→ **Exercise goal**: Return only those lines from the line containing "Emit a web page" to the line containing "var axisMin = 0, axisMax = 60, axisStep = 10;", both included, and please omit the pictures.

→ **Data for this task**:
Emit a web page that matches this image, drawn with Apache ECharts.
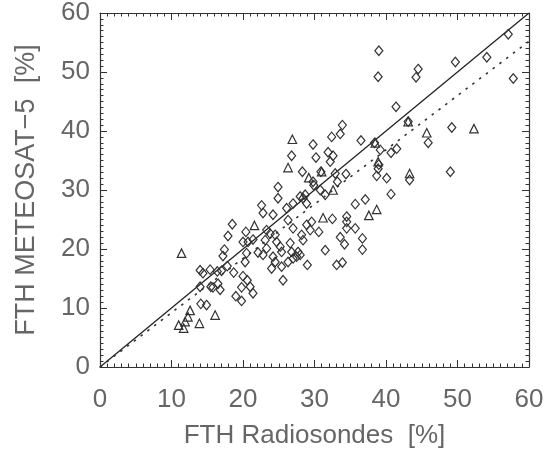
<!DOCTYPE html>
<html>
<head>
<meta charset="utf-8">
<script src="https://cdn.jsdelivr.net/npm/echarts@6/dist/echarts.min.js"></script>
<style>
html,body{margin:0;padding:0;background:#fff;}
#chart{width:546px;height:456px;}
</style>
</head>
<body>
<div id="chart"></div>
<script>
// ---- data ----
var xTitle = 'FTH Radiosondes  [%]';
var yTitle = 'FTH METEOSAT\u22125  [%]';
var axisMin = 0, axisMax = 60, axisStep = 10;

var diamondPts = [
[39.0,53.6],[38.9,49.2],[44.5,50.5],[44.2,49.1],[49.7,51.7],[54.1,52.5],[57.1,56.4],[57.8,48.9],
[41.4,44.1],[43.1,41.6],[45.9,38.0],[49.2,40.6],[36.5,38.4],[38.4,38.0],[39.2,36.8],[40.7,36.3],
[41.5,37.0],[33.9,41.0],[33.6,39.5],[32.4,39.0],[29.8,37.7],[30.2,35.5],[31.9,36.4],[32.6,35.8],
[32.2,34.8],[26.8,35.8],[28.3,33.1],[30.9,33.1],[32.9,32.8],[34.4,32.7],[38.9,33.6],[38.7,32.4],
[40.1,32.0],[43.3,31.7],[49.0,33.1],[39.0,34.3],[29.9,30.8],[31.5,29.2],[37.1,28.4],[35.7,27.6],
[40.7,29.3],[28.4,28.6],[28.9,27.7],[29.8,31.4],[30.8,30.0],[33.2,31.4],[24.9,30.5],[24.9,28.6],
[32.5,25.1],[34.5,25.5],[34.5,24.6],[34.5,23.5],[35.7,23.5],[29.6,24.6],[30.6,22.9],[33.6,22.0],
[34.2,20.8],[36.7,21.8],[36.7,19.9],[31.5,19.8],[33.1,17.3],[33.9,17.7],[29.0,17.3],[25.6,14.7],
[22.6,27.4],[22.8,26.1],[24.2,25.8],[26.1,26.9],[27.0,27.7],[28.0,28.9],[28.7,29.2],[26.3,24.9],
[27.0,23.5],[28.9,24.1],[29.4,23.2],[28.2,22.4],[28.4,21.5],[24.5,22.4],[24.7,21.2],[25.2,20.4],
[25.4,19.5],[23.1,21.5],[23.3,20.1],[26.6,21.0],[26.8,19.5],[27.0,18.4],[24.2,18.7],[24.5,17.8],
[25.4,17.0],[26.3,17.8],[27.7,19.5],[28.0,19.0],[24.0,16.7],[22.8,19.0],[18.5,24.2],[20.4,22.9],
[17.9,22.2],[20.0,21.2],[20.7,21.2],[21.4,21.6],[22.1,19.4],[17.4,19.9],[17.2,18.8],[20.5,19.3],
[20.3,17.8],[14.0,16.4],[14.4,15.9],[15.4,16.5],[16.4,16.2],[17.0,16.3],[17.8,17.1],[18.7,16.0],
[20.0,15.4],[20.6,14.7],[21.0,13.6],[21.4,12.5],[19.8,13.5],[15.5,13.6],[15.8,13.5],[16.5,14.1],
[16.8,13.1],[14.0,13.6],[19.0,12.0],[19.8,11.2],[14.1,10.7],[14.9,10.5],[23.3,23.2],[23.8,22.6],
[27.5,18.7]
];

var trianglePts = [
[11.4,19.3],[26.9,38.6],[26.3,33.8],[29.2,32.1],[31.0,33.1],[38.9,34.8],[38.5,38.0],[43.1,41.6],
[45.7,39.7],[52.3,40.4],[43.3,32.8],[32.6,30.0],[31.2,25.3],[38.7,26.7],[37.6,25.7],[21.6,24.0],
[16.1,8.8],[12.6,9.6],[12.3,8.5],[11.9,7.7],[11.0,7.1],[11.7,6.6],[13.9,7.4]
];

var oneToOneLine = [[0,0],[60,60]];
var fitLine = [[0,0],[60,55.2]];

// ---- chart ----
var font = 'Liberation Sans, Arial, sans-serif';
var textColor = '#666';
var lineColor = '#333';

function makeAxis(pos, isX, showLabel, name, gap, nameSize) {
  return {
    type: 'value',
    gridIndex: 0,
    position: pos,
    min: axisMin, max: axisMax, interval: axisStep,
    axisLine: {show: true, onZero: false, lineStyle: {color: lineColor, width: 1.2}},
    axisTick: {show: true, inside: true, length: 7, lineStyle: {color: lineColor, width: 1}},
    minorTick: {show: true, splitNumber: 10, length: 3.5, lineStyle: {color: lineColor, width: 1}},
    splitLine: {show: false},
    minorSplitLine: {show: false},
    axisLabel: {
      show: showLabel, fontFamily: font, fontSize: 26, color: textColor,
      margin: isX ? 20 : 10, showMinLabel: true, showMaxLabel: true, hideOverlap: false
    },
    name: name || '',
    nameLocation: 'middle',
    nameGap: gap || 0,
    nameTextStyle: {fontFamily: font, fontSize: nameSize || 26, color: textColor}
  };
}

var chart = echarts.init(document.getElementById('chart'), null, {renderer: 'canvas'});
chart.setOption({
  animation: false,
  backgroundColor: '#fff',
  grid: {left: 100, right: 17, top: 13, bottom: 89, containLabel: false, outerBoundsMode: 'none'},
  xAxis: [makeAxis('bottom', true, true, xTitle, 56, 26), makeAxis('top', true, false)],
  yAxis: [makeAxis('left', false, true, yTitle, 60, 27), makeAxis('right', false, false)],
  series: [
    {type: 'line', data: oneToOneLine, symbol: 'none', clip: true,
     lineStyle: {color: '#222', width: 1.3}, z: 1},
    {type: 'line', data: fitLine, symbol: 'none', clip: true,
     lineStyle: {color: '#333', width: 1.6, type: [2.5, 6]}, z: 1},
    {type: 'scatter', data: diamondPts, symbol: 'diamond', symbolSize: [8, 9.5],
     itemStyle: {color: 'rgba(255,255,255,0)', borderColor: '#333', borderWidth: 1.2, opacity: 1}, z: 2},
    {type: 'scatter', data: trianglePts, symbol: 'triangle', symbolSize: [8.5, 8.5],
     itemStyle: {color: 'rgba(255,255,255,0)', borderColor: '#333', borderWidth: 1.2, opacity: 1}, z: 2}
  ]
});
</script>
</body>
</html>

--

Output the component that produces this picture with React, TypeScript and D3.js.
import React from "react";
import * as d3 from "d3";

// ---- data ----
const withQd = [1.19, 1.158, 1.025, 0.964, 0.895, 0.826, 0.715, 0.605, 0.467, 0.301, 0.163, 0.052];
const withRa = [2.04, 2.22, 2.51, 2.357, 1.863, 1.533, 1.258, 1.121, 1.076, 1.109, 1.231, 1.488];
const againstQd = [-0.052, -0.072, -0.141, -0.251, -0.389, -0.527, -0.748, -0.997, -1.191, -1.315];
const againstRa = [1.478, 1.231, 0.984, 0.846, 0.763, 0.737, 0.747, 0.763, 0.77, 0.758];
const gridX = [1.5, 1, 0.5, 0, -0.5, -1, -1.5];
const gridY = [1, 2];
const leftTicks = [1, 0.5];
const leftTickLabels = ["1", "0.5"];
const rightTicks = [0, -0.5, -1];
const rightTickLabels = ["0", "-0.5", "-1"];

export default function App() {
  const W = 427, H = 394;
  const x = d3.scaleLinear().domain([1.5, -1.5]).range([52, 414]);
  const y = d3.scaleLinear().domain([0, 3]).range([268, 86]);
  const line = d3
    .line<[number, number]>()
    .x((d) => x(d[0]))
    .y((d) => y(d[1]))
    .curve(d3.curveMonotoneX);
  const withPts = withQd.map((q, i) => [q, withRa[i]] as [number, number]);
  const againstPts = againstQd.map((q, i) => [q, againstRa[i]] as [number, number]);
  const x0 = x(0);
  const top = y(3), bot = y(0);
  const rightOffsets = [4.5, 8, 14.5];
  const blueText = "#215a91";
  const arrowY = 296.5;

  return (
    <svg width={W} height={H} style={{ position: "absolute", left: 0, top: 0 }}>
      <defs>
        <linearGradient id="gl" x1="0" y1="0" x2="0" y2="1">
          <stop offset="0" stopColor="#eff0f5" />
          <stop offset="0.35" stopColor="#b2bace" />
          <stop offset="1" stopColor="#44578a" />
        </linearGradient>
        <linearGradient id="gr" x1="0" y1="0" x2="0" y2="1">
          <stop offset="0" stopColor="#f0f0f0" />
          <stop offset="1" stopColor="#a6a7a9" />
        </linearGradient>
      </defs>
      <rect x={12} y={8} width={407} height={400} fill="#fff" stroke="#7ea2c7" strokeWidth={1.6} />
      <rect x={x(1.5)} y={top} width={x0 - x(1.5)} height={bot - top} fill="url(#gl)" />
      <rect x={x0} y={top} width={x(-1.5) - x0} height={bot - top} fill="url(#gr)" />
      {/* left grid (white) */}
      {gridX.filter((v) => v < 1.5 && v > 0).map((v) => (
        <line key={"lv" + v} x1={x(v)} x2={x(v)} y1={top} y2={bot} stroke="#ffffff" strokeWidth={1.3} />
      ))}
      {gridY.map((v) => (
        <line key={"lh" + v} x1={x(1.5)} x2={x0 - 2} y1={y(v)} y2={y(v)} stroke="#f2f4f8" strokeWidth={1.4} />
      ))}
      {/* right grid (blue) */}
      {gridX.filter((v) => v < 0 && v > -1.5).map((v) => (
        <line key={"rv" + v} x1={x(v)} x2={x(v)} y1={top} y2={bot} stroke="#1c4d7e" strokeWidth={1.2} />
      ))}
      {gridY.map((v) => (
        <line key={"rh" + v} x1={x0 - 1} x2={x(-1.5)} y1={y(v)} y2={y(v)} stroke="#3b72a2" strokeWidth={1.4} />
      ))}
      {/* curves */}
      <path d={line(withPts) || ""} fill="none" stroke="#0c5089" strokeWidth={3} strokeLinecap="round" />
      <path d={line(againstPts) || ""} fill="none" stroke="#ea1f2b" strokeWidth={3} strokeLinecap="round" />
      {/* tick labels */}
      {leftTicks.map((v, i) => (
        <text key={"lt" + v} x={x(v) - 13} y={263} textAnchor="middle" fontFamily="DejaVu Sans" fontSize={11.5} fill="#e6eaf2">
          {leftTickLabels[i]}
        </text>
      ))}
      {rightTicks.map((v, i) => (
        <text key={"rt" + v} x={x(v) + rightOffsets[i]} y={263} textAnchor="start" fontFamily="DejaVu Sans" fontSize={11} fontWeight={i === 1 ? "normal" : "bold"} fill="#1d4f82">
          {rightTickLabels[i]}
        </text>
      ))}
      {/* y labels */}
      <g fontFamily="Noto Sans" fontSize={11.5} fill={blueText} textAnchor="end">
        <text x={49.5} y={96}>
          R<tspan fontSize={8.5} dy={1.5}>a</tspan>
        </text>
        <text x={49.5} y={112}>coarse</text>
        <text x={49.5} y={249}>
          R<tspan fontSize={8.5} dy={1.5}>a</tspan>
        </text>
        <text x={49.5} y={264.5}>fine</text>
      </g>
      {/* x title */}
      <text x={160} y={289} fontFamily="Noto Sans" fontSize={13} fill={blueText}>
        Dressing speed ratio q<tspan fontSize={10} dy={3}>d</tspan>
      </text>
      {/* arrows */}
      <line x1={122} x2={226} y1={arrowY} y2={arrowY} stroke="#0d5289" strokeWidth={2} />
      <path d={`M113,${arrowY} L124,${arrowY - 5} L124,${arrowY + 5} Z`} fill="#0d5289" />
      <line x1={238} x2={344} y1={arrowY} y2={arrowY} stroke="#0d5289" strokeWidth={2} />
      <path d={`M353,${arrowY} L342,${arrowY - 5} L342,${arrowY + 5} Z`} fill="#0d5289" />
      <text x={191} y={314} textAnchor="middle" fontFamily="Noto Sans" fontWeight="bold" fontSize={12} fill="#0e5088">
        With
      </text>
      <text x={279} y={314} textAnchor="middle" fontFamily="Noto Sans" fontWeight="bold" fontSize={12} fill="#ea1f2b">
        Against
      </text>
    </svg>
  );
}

→ **Response for this exercise**:
Emit a web page that matches this image, drawn with Apache ECharts.
<!DOCTYPE html>
<html>
<head>
<meta charset="utf-8">
<script src="https://cdn.jsdelivr.net/npm/echarts@6/dist/echarts.min.js"></script>
<style>
html,body{margin:0;padding:0;background:#fff;}
#chart{width:546px;height:456px;}
</style>
</head>
<body>
<div id="chart"></div>
<script>
// ---- data ----
var xTitle = 'FTH Radiosondes  [%]';
var yTitle = 'FTH METEOSAT\u22125  [%]';
var axisMin = 0, axisMax = 60, axisStep = 10;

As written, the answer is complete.